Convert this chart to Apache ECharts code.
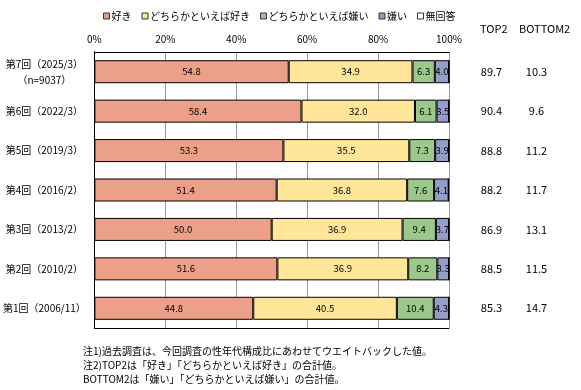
<!DOCTYPE html>
<html><head><meta charset="utf-8">
<script src="https://cdn.jsdelivr.net/npm/echarts@6/dist/echarts.min.js"></script>
<style>html,body{margin:0;padding:0;background:#fff}#c{width:581px;height:390px}</style>
</head><body><div id="c"></div>
<script>
const categories = ['第7回（2025/3）\n（n=9037）','第6回（2022/3）','第5回（2019/3）','第4回（2016/2）','第3回（2013/2）','第2回（2010/2）','第1回（2006/11）'];
const seriesNames = ['好き','どちらかといえば好き','どちらかといえば嫌い','嫌い','無回答'];
const like = [54.8, 58.4, 53.3, 51.4, 50.0, 51.6, 44.8];
const ratherLike = [34.9, 32.0, 35.5, 36.8, 36.9, 36.9, 40.5];
const ratherDislike = [6.3, 6.1, 7.3, 7.6, 9.4, 8.2, 10.4];
const dislike = [4.0, 3.5, 3.9, 4.1, 3.7, 3.3, 4.3];
const noAnswer = [0, 0, 0, 0, 0, 0, 0];
const top2 = ['89.7','90.4','88.8','88.2','86.9','88.5','85.3'];
const bottom2 = ['10.3','9.6','11.2','11.7','13.1','11.5','14.7'];
const xTicks = [0, 20, 40, 60, 80, 100];
const notes = ['注1)過去調査は、今回調査の性年代構成比にあわせてウエイトバックした値。','注2)TOP2は「好き」「どちらかといえば好き」の合計値。','BOTTOM2は「嫌い」「どちらかといえば嫌い」の合計値。'];

const colors = ['#ECA08A','#FFE699','#9DC88B','#959DC8','#FFFFFF'];
const values = [like, ratherLike, ratherDislike, dislike, noAnswer];
const FONT = '"Noto Sans CJK JP", sans-serif';

const chart = echarts.init(document.getElementById('c'), null, {renderer:'canvas'});
chart.setOption({
  animation:false,
  color: colors,
  textStyle:{fontFamily:FONT},
  legend:{
    top:6, left:98, itemWidth:6, itemHeight:6, itemGap:10,
    icon:'rect',
    textStyle:{fontSize:10, color:'#000', fontFamily:FONT, padding:[0,0,0,-3]},
    itemStyle:{borderColor:'#333', borderWidth:1},
    data: seriesNames
  },
  grid:{left:94, right:132, top:52, bottom:62},
  xAxis:[{
    type:'value', position:'top', min:xTicks[0], max:xTicks[xTicks.length-1], interval:20,
    axisLine:{show:true, lineStyle:{color:'#000', width:1}},
    axisTick:{show:false},
    axisLabel:{formatter:'{value}%', fontSize:10, color:'#000', margin:8, fontFamily:FONT},
    splitLine:{show:true, lineStyle:{color:'#999', width:1}}
  },{
    type:'value', position:'bottom', min:0, max:100,
    axisLine:{show:true, lineStyle:{color:'#000', width:1}},
    axisTick:{show:false}, axisLabel:{show:false}, splitLine:{show:false}
  }],
  yAxis:[{
    type:'category', inverse:true, data:categories,
    axisLine:{show:true, lineStyle:{color:'#000', width:1}},
    axisTick:{show:false},
    axisLabel:{fontSize:10, color:'#000', margin:50, align:'center', lineHeight:16, fontFamily:FONT}
  },{
    type:'category', inverse:true, position:'right', data:categories.map((c,i)=>i),
    axisLine:{show:true, lineStyle:{color:'#000', width:1}},
    axisTick:{show:false},
    axisLabel:{margin:20, align:'left', fontSize:11, color:'#000',
      formatter:(v,i)=>'{a|'+top2[i]+'}{b|'+bottom2[i]+'}',
      rich:{a:{width:45, align:'center', fontSize:11, fontFamily:FONT}, b:{width:45, align:'center', fontSize:11, fontFamily:FONT}}}
  }],
  graphic:[
    {type:'text', left:480, top:23, style:{text:'TOP2', fontSize:11, fill:'#000', fontFamily:FONT}},
    {type:'text', left:519, top:23, style:{text:'BOTTOM2', fontSize:11, fill:'#000', fontFamily:FONT}},
    {type:'text', left:83, top:344, style:{text:notes.join('\n'), fontSize:10, lineHeight:14, fill:'#000', fontFamily:FONT}}
  ],
  series: seriesNames.map((n,k)=>({
    name:n, type:'bar', stack:'t', barWidth:23, data:values[k],
    itemStyle:{color:colors[k], borderColor:'#000', borderWidth:1},
    label:{show:true, position:'inside', fontSize:9.5, color:'#000', fontFamily:FONT,
      formatter:p=>p.value>0?p.value.toFixed(1):''}
  }))
});
</script></body></html>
+ + +
Repeat the listing above exactly, with no pictures.

**Answer to this exercise**:
Convert this chart to Apache ECharts code.
<!DOCTYPE html>
<html><head><meta charset="utf-8">
<script src="https://cdn.jsdelivr.net/npm/echarts@6/dist/echarts.min.js"></script>
<style>html,body{margin:0;padding:0;background:#fff}#c{width:581px;height:390px}</style>
</head><body><div id="c"></div>
<script>
const categories = ['第7回（2025/3）\n（n=9037）','第6回（2022/3）','第5回（2019/3）','第4回（2016/2）','第3回（2013/2）','第2回（2010/2）','第1回（2006/11）'];
const seriesNames = ['好き','どちらかといえば好き','どちらかといえば嫌い','嫌い','無回答'];
const like = [54.8, 58.4, 53.3, 51.4, 50.0, 51.6, 44.8];
const ratherLike = [34.9, 32.0, 35.5, 36.8, 36.9, 36.9, 40.5];
const ratherDislike = [6.3, 6.1, 7.3, 7.6, 9.4, 8.2, 10.4];
const dislike = [4.0, 3.5, 3.9, 4.1, 3.7, 3.3, 4.3];
const noAnswer = [0, 0, 0, 0, 0, 0, 0];
const top2 = ['89.7','90.4','88.8','88.2','86.9','88.5','85.3'];
const bottom2 = ['10.3','9.6','11.2','11.7','13.1','11.5','14.7'];
const xTicks = [0, 20, 40, 60, 80, 100];
const notes = ['注1)過去調査は、今回調査の性年代構成比にあわせてウエイトバックした値。','注2)TOP2は「好き」「どちらかといえば好き」の合計値。','BOTTOM2は「嫌い」「どちらかといえば嫌い」の合計値。'];

const colors = ['#ECA08A','#FFE699','#9DC88B','#959DC8','#FFFFFF'];
const values = [like, ratherLike, ratherDislike, dislike, noAnswer];
const FONT = '"Noto Sans CJK JP", sans-serif';

const chart = echarts.init(document.getElementById('c'), null, {renderer:'canvas'});
chart.setOption({
  animation:false,
  color: colors,
  textStyle:{fontFamily:FONT},
  legend:{
    top:6, left:98, itemWidth:6, itemHeight:6, itemGap:10,
    icon:'rect',
    textStyle:{fontSize:10, color:'#000', fontFamily:FONT, padding:[0,0,0,-3]},
    itemStyle:{borderColor:'#333', borderWidth:1},
    data: seriesNames
  },
  grid:{left:94, right:132, top:52, bottom:62},
  xAxis:[{
    type:'value', position:'top', min:xTicks[0], max:xTicks[xTicks.length-1], interval:20,
    axisLine:{show:true, lineStyle:{color:'#000', width:1}},
    axisTick:{show:false},
    axisLabel:{formatter:'{value}%', fontSize:10, color:'#000', margin:8, fontFamily:FONT},
    splitLine:{show:true, lineStyle:{color:'#999', width:1}}
  },{
    type:'value', position:'bottom', min:0, max:100,
    axisLine:{show:true, lineStyle:{color:'#000', width:1}},
    axisTick:{show:false}, axisLabel:{show:false}, splitLine:{show:false}
  }],
  yAxis:[{
    type:'category', inverse:true, data:categories,
    axisLine:{show:true, lineStyle:{color:'#000', width:1}},
    axisTick:{show:false},
    axisLabel:{fontSize:10, color:'#000', margin:50, align:'center', lineHeight:16, fontFamily:FONT}
  },{
    type:'category', inverse:true, position:'right', data:categories.map((c,i)=>i),
    axisLine:{show:true, lineStyle:{color:'#000', width:1}},
    axisTick:{show:false},
    axisLabel:{margin:20, align:'left', fontSize:11, color:'#000',
      formatter:(v,i)=>'{a|'+top2[i]+'}{b|'+bottom2[i]+'}',
      rich:{a:{width:45, align:'center', fontSize:11, fontFamily:FONT}, b:{width:45, align:'center', fontSize:11, fontFamily:FONT}}}
  }],
  graphic:[
    {type:'text', left:480, top:23, style:{text:'TOP2', fontSize:11, fill:'#000', fontFamily:FONT}},
    {type:'text', left:519, top:23, style:{text:'BOTTOM2', fontSize:11, fill:'#000', fontFamily:FONT}},
    {type:'text', left:83, top:344, style:{text:notes.join('\n'), fontSize:10, lineHeight:14, fill:'#000', fontFamily:FONT}}
  ],
  series: seriesNames.map((n,k)=>({
    name:n, type:'bar', stack:'t', barWidth:23, data:values[k],
    itemStyle:{color:colors[k], borderColor:'#000', borderWidth:1},
    label:{show:true, position:'inside', fontSize:9.5, color:'#000', fontFamily:FONT,
      formatter:p=>p.value>0?p.value.toFixed(1):''}
  }))
});
</script></body></html>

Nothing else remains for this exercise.